Declaro, para que no quepa la menor duda, que yo también me reí junto a los personajes de Cabrera Infante de la traducción de Lino Novás Calvo a la novela que coronó la gloria final de Hemingway: en efecto, cómo es posible que lo que alguna vez fueron los leones africanos del viejo marino, queden transformados en morsas por el traidor —digo, traductor— cubano.
Cuando leí el libro en inglés, el desencanto fue doble: con Novás, por haber escrito otra novela; y con "Papa", porque Santiago no era cubano, ni Cojímar estaba en mi país y si había alguien definitiva y rematadamente salao ese era Hemingway, que no nos había entendido nunca. No quiero saber de ese "Papa" televisivo, al que no encontré jamás en mis días de turista literario.
Mario Conde pudo hacer de tripas corazón —esa rara alquimia que convierte el peso cubano en dólar— para tomarse un Papa Doble, el cañonazo alcohólico que inventó el escritor. Pero yo, ni eso. Sediento por golosear aquellos daiquirís servidos en "El Floridita", me conformé con una humilde fotografía al lado de la escultura de aquel viejo tostado y de bronce, que sonríe en una esquina de la barra, no sé si solo o mal acompañado.
Pude, eso sí, mirar a través de la ventana de esa habitación mínima, monástica, del Hotel "Ambos Mundos", donde Hemingway dormía en La Habana de los años 30. Ahí, donde se ve perfectamente la silueta de la ciudad y se pueden arreglar los instrumentos de la pesca y la escritura. Un pequeño librero, una vitrina, una máquina de escribir y una cama breve, incómoda, hecha a la medida de un tipo muy pobre y muy feliz.
Logré después asaltar una guagua que me disparó a la entrada de Finca Vigía, para ver cómo se puede embalsamar la vida cotidiana de un hombre.
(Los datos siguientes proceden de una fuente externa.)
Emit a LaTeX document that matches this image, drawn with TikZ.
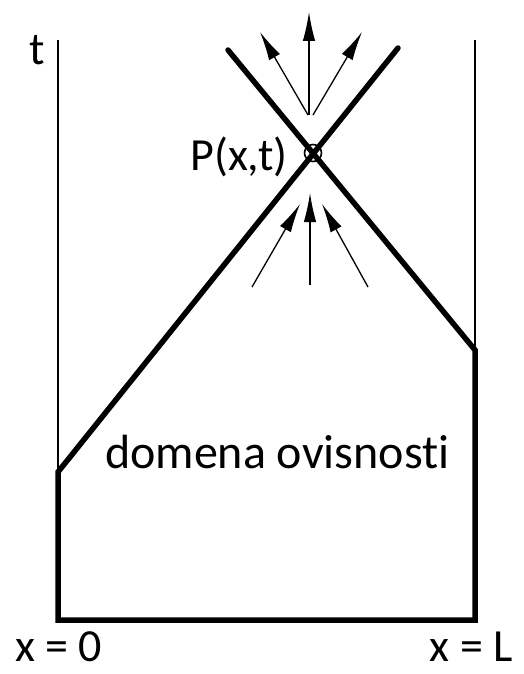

Cómo se puede armar ese escenario de libros, cabezas de búfalo y antílope, sillones, vajilla y pinturas.
Noté en todo el tufo de lo artificial, de lo acartonado que se puede volver el recuerdo, lo cual delata la mano de una viuda obsesiva. No me refiero a la mujer de Hemingway, que tuvo que ser una esposa ácida, sino a la Historia, a la que le inventaron los biógrafos y a la que se inventó él mismo, con su falsa mitología personal. Incluso el "Pilar", neutralizado por la armazón de hierro que lo sostiene, se parece a un barco que naufragó.
Quizás lo único real en aquella casa es la impecable tumba de los perros, los únicos depositarios —junto a los gatos— del verdadero cariño de Ernest Hemingway.
No quiero, lo repito, saber nada de este "Papa" acabado y cumplido, aunque yo haya sido un hemingüeyano devoto. Porque, sencillamente, me amarga con su peor personaje —él mismo— la honestidad de sus historias, tan simples como una cuchillada, tan brutales como la vida.
Ese hombre, que se mató de un fogonazo en 1961, no comprendió nunca la fatalidad que tenía afirmar, publica e ingenuamente delante de las cámaras y de la vida, que era un cubano más. Un cubano sato y salao.